In Italy, agro-energy’s contribution to the national primary energy demand is still moderate. Among the energy crops Short Rotation Coppice (SRC) has taken up about 6500 ha, using poplar clones. For this crop, the harvesting operations, usually, are carried out by modified forage harvester equipped with dedicated headers and by tractor coupled with trailers. This, besides the high economic costs, involves also energy inputs and green house gas (GHG) emissions that must be carefully taken in account when the sustainability of the whole agro-energy chain is assessed. This study shows the results of filed tests carried out on 69.2 ha of biennial SRC with two different poplar plantation systems. Yield ranges from 16.7 to 33.71 tdm/ha (dry matter), chip moisture content between 50.4 and 64.8% and bulk density between 118.8 and 169.2 kgdm/m3. Effective field capacity and theoretical field capacity are highly variable, respectively, from 0.77 to 1.67 ha/h and from 1.18 to 2.15 ha/h. Economic cost, energetic input and GHG emissions depend on yield, annual use of the machines and scheduling of operations. The analysis shows that the best performances are achieved when harvest and transport are carried out on a area upper than 400 ha, with an efficient plantation design, a proper-sized transport system and without mechanical failures. In these case the productivity of the harvest-transport system can arrive at 65 twb/h (wet basis) while the economic cost, the energetic input and the GHG emissions reach, respectively, 15 €/tdm, 212 MJ/tdm and 16 kgCO2eq/tdm.

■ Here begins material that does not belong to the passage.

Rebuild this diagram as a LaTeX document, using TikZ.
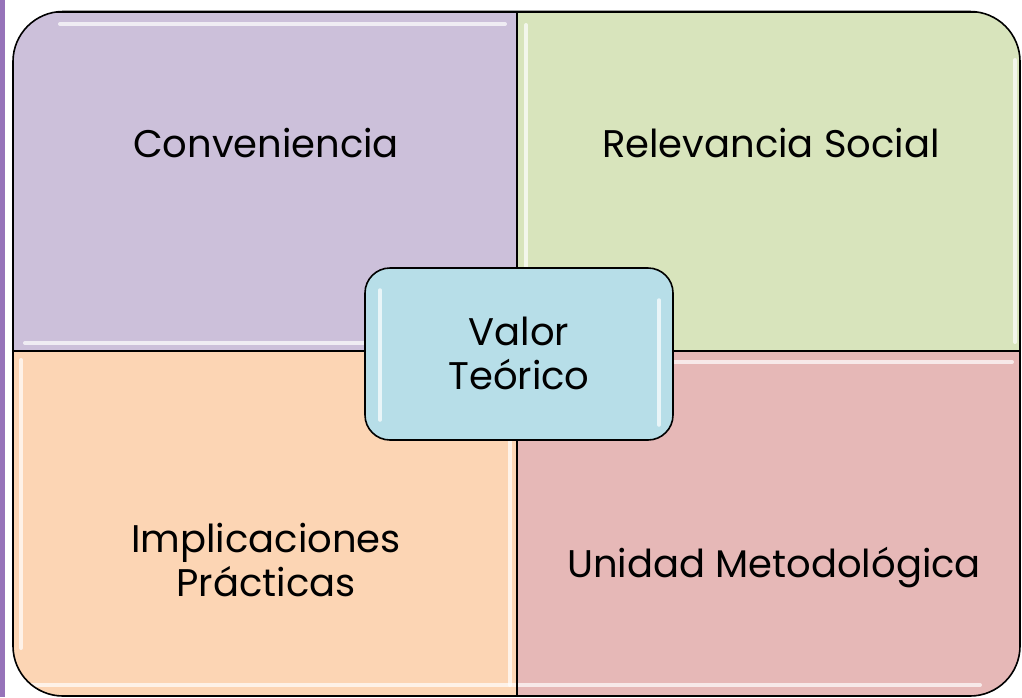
\documentclass[tikz,border=0pt]{standalone}
\usepackage{fontspec}
\setmainfont{Poppins}
\definecolor{strip}{HTML}{9673B9}
\definecolor{qpurple}{HTML}{CCC0DA}
\definecolor{qgreen}{HTML}{D8E4BC}
\definecolor{qpeach}{HTML}{FCD5B4}
\definecolor{qpink}{HTML}{E6B8B7}
\definecolor{qblue}{HTML}{B7DEE8}
\begin{document}
\begin{tikzpicture}[x=1pt,y=-1pt,
  quad/.style={draw=black,line width=1.6pt,minimum width=503pt,minimum height=342pt,inner sep=0pt,outer sep=0pt},
  lbl/.style={font=\fontsize{38.5}{44}\selectfont,align=center,anchor=base,text=black},
  shine/.style={white,line width=4pt,opacity=0.7,line cap=round}]
\useasboundingbox (0,0) rectangle (1022,697);
\fill[white] (0,0) rectangle (1022,697);
\fill[strip] (0,0) rectangle (4.5,697);
\begin{scope}
  \clip[rounded corners=50pt] (13,11.5) rectangle (1020,696);
  \node[quad,fill=qpurple,minimum width=504pt,minimum height=339.5pt] (q1) at (265,181.5) {};
  \node[quad,fill=qgreen,minimum width=503pt,minimum height=339.5pt] (q2) at (768.5,181.5) {};
  \node[quad,fill=qpeach,minimum width=504pt,minimum height=345pt] (q3) at (265,523.5) {};
  \node[quad,fill=qpink,minimum width=503pt,minimum height=345pt] (q4) at (768.5,523.5) {};
  % highlights
  \draw[shine] (60,24) -- (505,24);
  \draw[shine] (25,343) -- (508,343);
  \draw[shine] (526,25) -- (526,345);
  \draw[shine] (1015,60) -- (1015,342);
  \draw[shine] (21,360) -- (21,648);
  \draw[shine] (510,360) -- (510,685);
  \draw[shine] (528,362) -- (1012,362);
  \draw[shine] (25,685) -- (980,685);
\end{scope}
\draw[line width=1.6pt,rounded corners=50pt] (13,11.5) rectangle (1020,696);
\draw[line width=1.6pt] (q1.north east) -- (q3.south east);
\draw[line width=1.6pt] (q1.south west) -- (q2.south east);
\node[lbl] (t1) at (266,157) {Conveniencia};
\node[lbl] (t2) at (771,157) {Relevancia Social};
\node[lbl] (t3) at (266,596) {Implicaciones\\Prácticas};
\node[lbl] (t4) at (774,577) {Unidad Metodológica};
\node[draw=black,line width=1.6pt,fill=qblue,rounded corners=25pt,minimum width=308pt,minimum height=172pt,inner sep=0pt] (c) at (519,354) {};
\draw[shine,line width=3.5pt] (380,290) -- (380,420);
\draw[shine,line width=3.5pt] (659,300) -- (659,425);
\node[lbl] (t5) at (519,389) {Valor\\Teórico};
\end{tikzpicture}
\end{document}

► The harvest with a header prototype was tested in different SRC plantations.
► The prototype was able to harvest plantations with different plant density.
► Theoretical and Effective field capacity are variable depending on harvest conditions.
► The lower costs can be achieved when harvest is carried out over large area.
► Energetic costs of harvest operations corresponds to 3–4% of the LHV of the chips.